Oakland’s backfield is a mess, and yet Latavius Murray is producing
Murray played just 45 of Oakland’s 73 snaps in Week 1, with four other backs—DeAndre Washington, Jalen Richard, Jamize Olawale and Taiwan Jones—all working into the mix. Last week, Murray was on the field even less frequently, playing 36 of 75 snaps, or just less than 50%. Washington logged 15 and Richard picked up 16, with the two primary backups combining for 13 carries.
Usually, that would be a major problem for the starter. It still could develop into one for Murray. Thus far, however, it hasn’t slowed him down much. Murray ran for 59 yards and a touchdown on 14 carries, and one pass for 13 yards in Week 1. He got just eight carries against the Falcons in Week 2, but rushed for 57 yards and a score, while also catching six passes for 44 yards. Murray has averaged just more than one fantasy point per touch in standard-scoring leagues this season. To give you an idea of how efficient that is, during Devonta Freeman’s overall RB1 2015 campaign, he averaged 0.72 points per touch.
Murray’s efficiency can’t help but decrease as his sample size increases, but it’s crucial that he has played so well despite a limited workload, at least for a starter. He lived on volume last year, and it appears he won’t enjoy that same opportunity this season. That could help make him a sell-high candidate this week.
Emptying the notebook
Let’s wrap it up with a few quick-hitting facts that don’t need their own section, but are worth keeping in mind.
• Jarvis Landry and DeVante Parker both got 13 targets against the Patriots last week, with Ryan Tannehill throwing for 389 yards and two touchdowns. If Parker is the No. 1 receiver the Dolphins drafted him to be, this can be a dangerous passing game.

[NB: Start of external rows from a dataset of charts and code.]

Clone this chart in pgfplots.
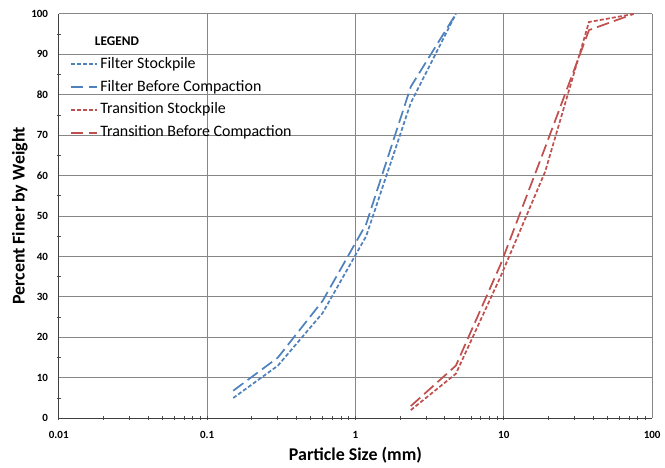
\documentclass[border=0pt]{standalone}
\usepackage{pgfplots}
\pgfplotsset{compat=1.18}
\usepackage{fontspec}
\setmainfont{Carlito}

\definecolor{fblue}{HTML}{4F81BD}
\definecolor{tred}{HTML}{C0504D}
\definecolor{gridgray}{HTML}{868686}

\begin{document}
\begin{tikzpicture}
\begin{axis}[
    name=ax,
    xmode=log,
    scale only axis,
    width=447pt, height=304.5pt,
    xmin=0.01, xmax=100,
    ymin=0, ymax=100,
    xtick={0.01,0.1,1,10,100},
    xticklabels={0.01,0.1,1,10,100},
    ytick={0,10,20,30,40,50,60,70,80,90,100},
    yticklabels={0,10,20,30,40,50,60,70,80,90,100},
    minor ytick={5,15,25,35,45,55,65,75,85,95},
    tick align=inside,
    major tick length=0pt,
    minor tick length=3pt,
    tick style={black!70, line width=0.6pt},
    axis x line=bottom, axis y line=left,
    axis line style={black!75, line width=0.7pt, -},
    grid=major,
    major grid style={gridgray, line width=0.7pt},
    ticklabel style={font=\fontsize{8.3}{9}\selectfont\bfseries},
    yticklabel style={xshift=-4.5pt},
    xticklabel style={yshift=-6.5pt},
    xlabel={Particle Size (mm)},
    ylabel={Percent Finer by Weight},
    label style={font=\fontsize{13.5}{15}\selectfont\bfseries},
    xlabel style={at={(axis description cs:0.5,-0.092)}, anchor=center},
    ylabel style={at={(axis description cs:-0.0654,0.5)}, anchor=center},
    legend cell align=left,
    legend style={
      at={(axis description cs:0.0185,0.951)}, anchor=north west,
      draw=none, fill=none, inner sep=0pt,
      font=\fontsize{12}{13}\selectfont,
      nodes={inner sep=0pt, text height=8.5pt, text depth=2.5pt},
      row sep=6.25pt, column sep=1.5pt,
    },
    legend image code/.code={\draw[#1] (0pt,0pt) -- (20pt,0pt);},
]
\addlegendimage{empty legend}
\addlegendentry{\hspace*{-4pt}\fontsize{10}{11}\selectfont\bfseries LEGEND}

% Filter Stockpile
\addplot[color=fblue, line width=1.3pt, dash pattern=on 3pt off 1.6pt] coordinates {
  (0.15,5)(0.3,13)(0.6,26)(1.18,45)(2.36,78)(4.75,100)
};
\addlegendentry{Filter Stockpile}

% Filter Before Compaction
\addplot[color=fblue, line width=1.3pt, dash pattern=on 9.5pt off 4pt] coordinates {
  (0.15,6.8)(0.3,15)(0.6,29)(1.18,48)(2.36,82)(4.75,100)
};
\addlegendentry{Filter Before Compaction}

% Transition Stockpile
\addplot[color=tred, line width=1.3pt, dash pattern=on 3pt off 1.6pt] coordinates {
  (2.36,2)(4.75,11)(9.5,35)(19,61)(37.5,98)(75,100)
};
\addlegendentry{Transition Stockpile}

% Transition Before Compaction
\addplot[color=tred, line width=1.3pt, dash pattern=on 9.5pt off 4pt] coordinates {
  (2.36,3)(4.75,13)(9.5,38)(19,67)(37.5,96)(75,100)
};
\addlegendentry{Transition Before Compaction}
\end{axis}
\path (ax.south west) ++(-44.25pt,-33pt) coordinate (bl);
\path (ax.north east) ++(7.5pt,10.5pt) coordinate (tr);
\path (bl) rectangle (tr);
\end{tikzpicture}
\end{document}
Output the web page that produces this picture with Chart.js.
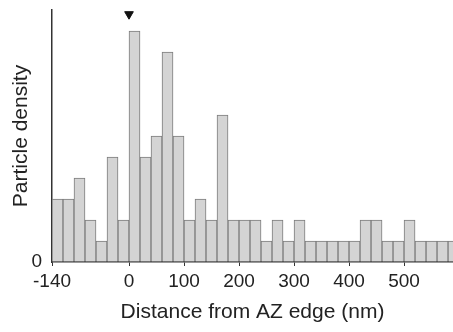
<!DOCTYPE html>
<html>
<head>
<meta charset="utf-8">
<script src="https://cdn.jsdelivr.net/npm/chart.js@4.4.0/dist/chart.umd.min.js"></script>
<style>
  html, body { margin: 0; padding: 0; background: #fff; }
</style>
</head>
<body>
<canvas id="histChart" width="453" height="332"></canvas>
<script>
// histogram bins (nm), each 20 nm wide
const binStarts = [-140, -120, -100, -80, -60, -40, -20, 0, 20, 40, 60, 80, 100, 120, 140, 160, 180, 200, 220,
    240, 260, 280, 300, 320, 340, 360, 380, 400, 420, 440, 460, 480, 500, 520, 540, 560, 580];
const binWidth = 20;
const counts = [3, 3, 4, 2, 1, 5, 2, 11, 5, 6, 10, 6, 2, 3, 2, 7, 2, 2, 2,
    1, 2, 1, 2, 1, 1, 1, 1, 1, 2, 2, 1, 1, 2, 1, 1, 1, 1];
const xTicks = [-140, 0, 100, 200, 300, 400, 500];
const yTicks = [0];
const arrowMarks = [{ x: 0, y: 11.8 }];

const textColor = "#222";
const axisColor = "#333";

// keep the plot area where we put it, ignore label overhang padding
function noPad(s) {
    s.paddingTop = 0;
    s.paddingBottom = 0;
    s.paddingLeft = 0;
    s.paddingRight = 0;
}

const ctx = document.getElementById("histChart").getContext("2d");

new Chart(ctx, {
    type: "bar",
    data: {
        datasets: [{
            type: "bar",
            data: binStarts.map((b, i) => ({ x: b + binWidth / 2, y: counts[i] })),
            backgroundColor: "#d4d4d4",
            borderColor: "#7c7c7c",
            borderWidth: 1,
            barPercentage: 1,
            categoryPercentage: 1
        }, {
            type: "scatter",
            data: arrowMarks,
            pointStyle: "triangle",
            rotation: 180,
            radius: 5,
            backgroundColor: "#111",
            borderColor: "#111",
            borderWidth: 1,
            clip: false
        }]
    },
    options: {
        responsive: false,
        animation: false,
        layout: { autoPadding: false, padding: { top: 10, right: 0, left: 0, bottom: 0 } },
        plugins: {
            legend: { display: false },
            tooltip: { enabled: false }
        },
        scales: {
            x: {
                type: "linear",
                offset: false,
                min: -140,
                max: 589,
                afterBuildTicks: s => { s.ticks = xTicks.map(v => ({ value: v })); },
                afterFit: s => { s.height = 70; noPad(s); },
                grid: {
                    offset: false,
                    drawOnChartArea: false,
                    drawTicks: true,
                    tickLength: 4,
                    color: axisColor
                },
                border: { display: true, color: axisColor, width: 1.5 },
                ticks: {
                    autoSkip: false,
                    maxRotation: 0,
                    padding: 4,
                    color: textColor,
                    font: { family: "'Liberation Sans', Arial, sans-serif", size: 19 },
                    callback: v => String(v)
                },
                title: {
                    display: true,
                    text: "Distance from AZ edge (nm)",
                    color: textColor,
                    font: { family: "'Liberation Sans', Arial, sans-serif", size: 21 },
                    padding: { top: 0, bottom: 7 }
                }
            },
            y: {
                min: 0,
                max: 12,
                afterBuildTicks: s => { s.ticks = yTicks.map(v => ({ value: v })); },
                afterFit: s => { s.width = 52; noPad(s); },
                grid: { drawOnChartArea: false, drawTicks: false },
                border: { display: true, color: axisColor, width: 1.5 },
                ticks: {
                    padding: 10,
                    color: textColor,
                    font: { family: "'Liberation Sans', Arial, sans-serif", size: 19 },
                    callback: v => String(v)
                },
                title: {
                    display: true,
                    text: "Particle density",
                    color: textColor,
                    font: { family: "'Liberation Sans', Arial, sans-serif", size: 21 },
                    padding: { top: 9, bottom: 0 }
                }
            }
        }
    }
});
</script>
</body>
</html>
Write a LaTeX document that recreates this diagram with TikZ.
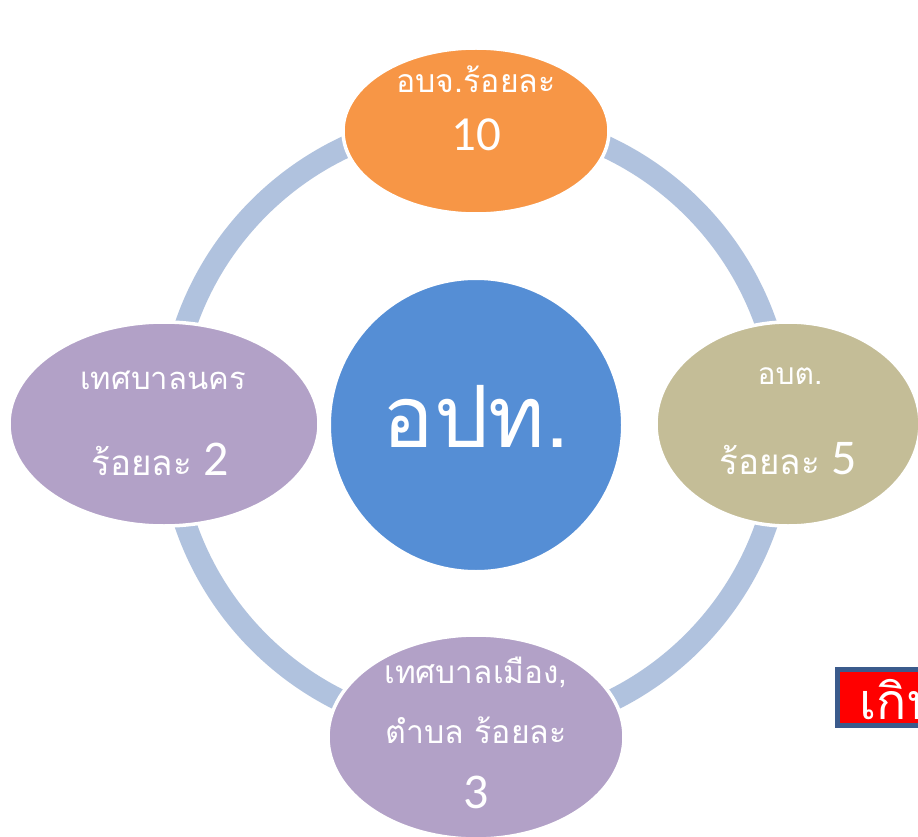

• One week after Dez Bryant got just five targets, and days after Dak Prescott insisted he wasn’t going to force the ball in to any one receiver, Bryant had 12 passes thrown in his direction. He caught seven of them for 102 yards. Prescott seems to understand where his bread is buttered.
• Also in the 12-target club last week was Dennis Pitta. He hauled in nine of them for 102 yards of his own, notching his first 100-yard game since December 16, 2012. Injuries have limited Pitta to nine games since the end of that season, including two this year, but if he stays healthy he’s in line to be a significant part of the Baltimore offense.
• Josh Doctson saw a bit more of the field in Week 2, stepping up his snap rate to 28% from 21%, and getting five targets compared with one in his NFL debut. He caught one pass for 57 yards, but that would have gone for a long touchdown had Kirk Cousins not underthrown him. Additionally, three of Doctson’s four other targets were in the end zone. At 6’2” and 206 pounds, he gives Cousins size outside that neither DeSean Jackson nor Pierre Garcon can match. That could help him develop into a red-zone and jump-ball weapon.
• Jimmy Graham played one-fifth of Seattle’s snaps in Week 1. He played four-fifths of them in Week 2. Graham had just four targets, catching three of them for 42 yards, but the significant uptick in snap rate is a great sign.
• Jordan Matthews leads the NFL with three targets inside the 5-yard line. Tied for second place behind him with two are Odell Beckham, Eric Decker, Larry Fitzgerald and Mohamed Sanu. OBJ is about to explode.